### Challenge:
Each line below is to be written out in full, exactly as shown.

### Raw data:
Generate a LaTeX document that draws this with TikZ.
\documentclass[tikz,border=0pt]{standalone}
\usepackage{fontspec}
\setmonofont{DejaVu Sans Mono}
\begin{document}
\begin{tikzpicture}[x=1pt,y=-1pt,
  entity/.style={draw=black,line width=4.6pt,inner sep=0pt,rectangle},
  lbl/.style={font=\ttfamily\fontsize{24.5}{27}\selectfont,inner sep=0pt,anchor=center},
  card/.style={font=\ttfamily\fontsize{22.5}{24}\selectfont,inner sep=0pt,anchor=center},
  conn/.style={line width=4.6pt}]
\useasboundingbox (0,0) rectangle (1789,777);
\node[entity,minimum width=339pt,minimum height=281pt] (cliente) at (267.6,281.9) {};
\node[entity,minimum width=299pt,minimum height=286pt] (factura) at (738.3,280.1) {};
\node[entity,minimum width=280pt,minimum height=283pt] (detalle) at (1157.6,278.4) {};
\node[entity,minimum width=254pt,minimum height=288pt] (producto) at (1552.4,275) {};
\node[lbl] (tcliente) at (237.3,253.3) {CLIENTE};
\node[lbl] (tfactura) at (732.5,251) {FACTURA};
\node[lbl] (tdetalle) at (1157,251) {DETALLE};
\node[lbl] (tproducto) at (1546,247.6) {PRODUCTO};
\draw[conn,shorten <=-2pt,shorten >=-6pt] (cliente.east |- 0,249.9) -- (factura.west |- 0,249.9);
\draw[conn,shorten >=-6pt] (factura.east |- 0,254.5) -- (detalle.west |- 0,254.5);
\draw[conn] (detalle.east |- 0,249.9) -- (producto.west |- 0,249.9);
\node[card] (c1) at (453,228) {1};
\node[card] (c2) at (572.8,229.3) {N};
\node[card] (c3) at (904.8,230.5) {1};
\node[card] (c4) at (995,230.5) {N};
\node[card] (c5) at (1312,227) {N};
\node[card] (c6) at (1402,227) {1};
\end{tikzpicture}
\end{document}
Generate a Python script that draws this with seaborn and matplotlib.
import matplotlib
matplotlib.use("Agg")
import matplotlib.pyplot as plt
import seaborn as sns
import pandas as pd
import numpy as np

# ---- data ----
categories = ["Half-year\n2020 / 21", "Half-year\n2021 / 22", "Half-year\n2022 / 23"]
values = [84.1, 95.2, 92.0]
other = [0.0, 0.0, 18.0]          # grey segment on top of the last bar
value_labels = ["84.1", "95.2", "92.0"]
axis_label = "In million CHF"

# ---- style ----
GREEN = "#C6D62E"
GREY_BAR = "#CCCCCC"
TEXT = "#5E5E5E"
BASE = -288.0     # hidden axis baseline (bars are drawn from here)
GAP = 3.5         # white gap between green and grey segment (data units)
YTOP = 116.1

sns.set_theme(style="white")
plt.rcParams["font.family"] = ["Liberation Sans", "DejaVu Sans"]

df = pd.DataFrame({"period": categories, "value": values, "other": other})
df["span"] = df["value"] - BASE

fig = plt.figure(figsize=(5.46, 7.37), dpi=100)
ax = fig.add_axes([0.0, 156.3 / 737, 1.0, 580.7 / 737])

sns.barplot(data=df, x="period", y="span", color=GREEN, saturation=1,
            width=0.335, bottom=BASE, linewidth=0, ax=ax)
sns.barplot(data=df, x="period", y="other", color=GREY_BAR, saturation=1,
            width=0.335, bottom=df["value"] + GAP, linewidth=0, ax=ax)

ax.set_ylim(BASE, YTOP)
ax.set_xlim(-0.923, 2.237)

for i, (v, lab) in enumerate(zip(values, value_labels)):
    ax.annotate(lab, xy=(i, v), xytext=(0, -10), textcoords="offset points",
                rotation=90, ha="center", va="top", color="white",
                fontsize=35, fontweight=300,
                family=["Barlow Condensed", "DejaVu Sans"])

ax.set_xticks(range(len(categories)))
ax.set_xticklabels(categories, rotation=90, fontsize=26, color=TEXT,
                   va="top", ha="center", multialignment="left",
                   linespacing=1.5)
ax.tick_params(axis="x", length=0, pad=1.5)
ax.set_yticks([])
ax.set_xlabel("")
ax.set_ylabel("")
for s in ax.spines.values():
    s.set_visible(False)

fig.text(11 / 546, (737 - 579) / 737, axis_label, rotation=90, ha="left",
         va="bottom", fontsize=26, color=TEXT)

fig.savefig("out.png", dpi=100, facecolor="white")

### Answer for this exercise:
Generate a LaTeX document that draws this with TikZ.
\documentclass[tikz,border=0pt]{standalone}
\usepackage{fontspec}
\setmonofont{DejaVu Sans Mono}
\begin{document}
\begin{tikzpicture}[x=1pt,y=-1pt,
  entity/.style={draw=black,line width=4.6pt,inner sep=0pt,rectangle},
  lbl/.style={font=\ttfamily\fontsize{24.5}{27}\selectfont,inner sep=0pt,anchor=center},
  card/.style={font=\ttfamily\fontsize{22.5}{24}\selectfont,inner sep=0pt,anchor=center},
  conn/.style={line width=4.6pt}]
\useasboundingbox (0,0) rectangle (1789,777);
\node[entity,minimum width=339pt,minimum height=281pt] (cliente) at (267.6,281.9) {};
\node[entity,minimum width=299pt,minimum height=286pt] (factura) at (738.3,280.1) {};
\node[entity,minimum width=280pt,minimum height=283pt] (detalle) at (1157.6,278.4) {};
\node[entity,minimum width=254pt,minimum height=288pt] (producto) at (1552.4,275) {};
\node[lbl] (tcliente) at (237.3,253.3) {CLIENTE};
\node[lbl] (tfactura) at (732.5,251) {FACTURA};
\node[lbl] (tdetalle) at (1157,251) {DETALLE};
\node[lbl] (tproducto) at (1546,247.6) {PRODUCTO};
\draw[conn,shorten <=-2pt,shorten >=-6pt] (cliente.east |- 0,249.9) -- (factura.west |- 0,249.9);
\draw[conn,shorten >=-6pt] (factura.east |- 0,254.5) -- (detalle.west |- 0,254.5);
\draw[conn] (detalle.east |- 0,249.9) -- (producto.west |- 0,249.9);
\node[card] (c1) at (453,228) {1};
\node[card] (c2) at (572.8,229.3) {N};
\node[card] (c3) at (904.8,230.5) {1};
\node[card] (c4) at (995,230.5) {N};
\node[card] (c5) at (1312,227) {N};
\node[card] (c6) at (1402,227) {1};
\end{tikzpicture}
\end{document}
Generate a Python script that draws this with seaborn and matplotlib.
import matplotlib
matplotlib.use("Agg")
import matplotlib.pyplot as plt
import seaborn as sns
import pandas as pd
import numpy as np

# ---- data ----
categories = ["Half-year\n2020 / 21", "Half-year\n2021 / 22", "Half-year\n2022 / 23"]
values = [84.1, 95.2, 92.0]
other = [0.0, 0.0, 18.0]          # grey segment on top of the last bar
value_labels = ["84.1", "95.2", "92.0"]
axis_label = "In million CHF"

# ---- style ----
GREEN = "#C6D62E"
GREY_BAR = "#CCCCCC"
TEXT = "#5E5E5E"
BASE = -288.0     # hidden axis baseline (bars are drawn from here)
GAP = 3.5         # white gap between green and grey segment (data units)
YTOP = 116.1

sns.set_theme(style="white")
plt.rcParams["font.family"] = ["Liberation Sans", "DejaVu Sans"]

df = pd.DataFrame({"period": categories, "value": values, "other": other})
df["span"] = df["value"] - BASE

fig = plt.figure(figsize=(5.46, 7.37), dpi=100)
ax = fig.add_axes([0.0, 156.3 / 737, 1.0, 580.7 / 737])

sns.barplot(data=df, x="period", y="span", color=GREEN, saturation=1,
            width=0.335, bottom=BASE, linewidth=0, ax=ax)
sns.barplot(data=df, x="period", y="other", color=GREY_BAR, saturation=1,
            width=0.335, bottom=df["value"] + GAP, linewidth=0, ax=ax)

ax.set_ylim(BASE, YTOP)
ax.set_xlim(-0.923, 2.237)

for i, (v, lab) in enumerate(zip(values, value_labels)):
    ax.annotate(lab, xy=(i, v), xytext=(0, -10), textcoords="offset points",
                rotation=90, ha="center", va="top", color="white",
                fontsize=35, fontweight=300,
                family=["Barlow Condensed", "DejaVu Sans"])

ax.set_xticks(range(len(categories)))
ax.set_xticklabels(categories, rotation=90, fontsize=26, color=TEXT,
                   va="top", ha="center", multialignment="left",
                   linespacing=1.5)
ax.tick_params(axis="x", length=0, pad=1.5)
ax.set_yticks([])
ax.set_xlabel("")
ax.set_ylabel("")
for s in ax.spines.values():
    s.set_visible(False)

fig.text(11 / 546, (737 - 579) / 737, axis_label, rotation=90, ha="left",
         va="bottom", fontsize=26, color=TEXT)

fig.savefig("out.png", dpi=100, facecolor="white")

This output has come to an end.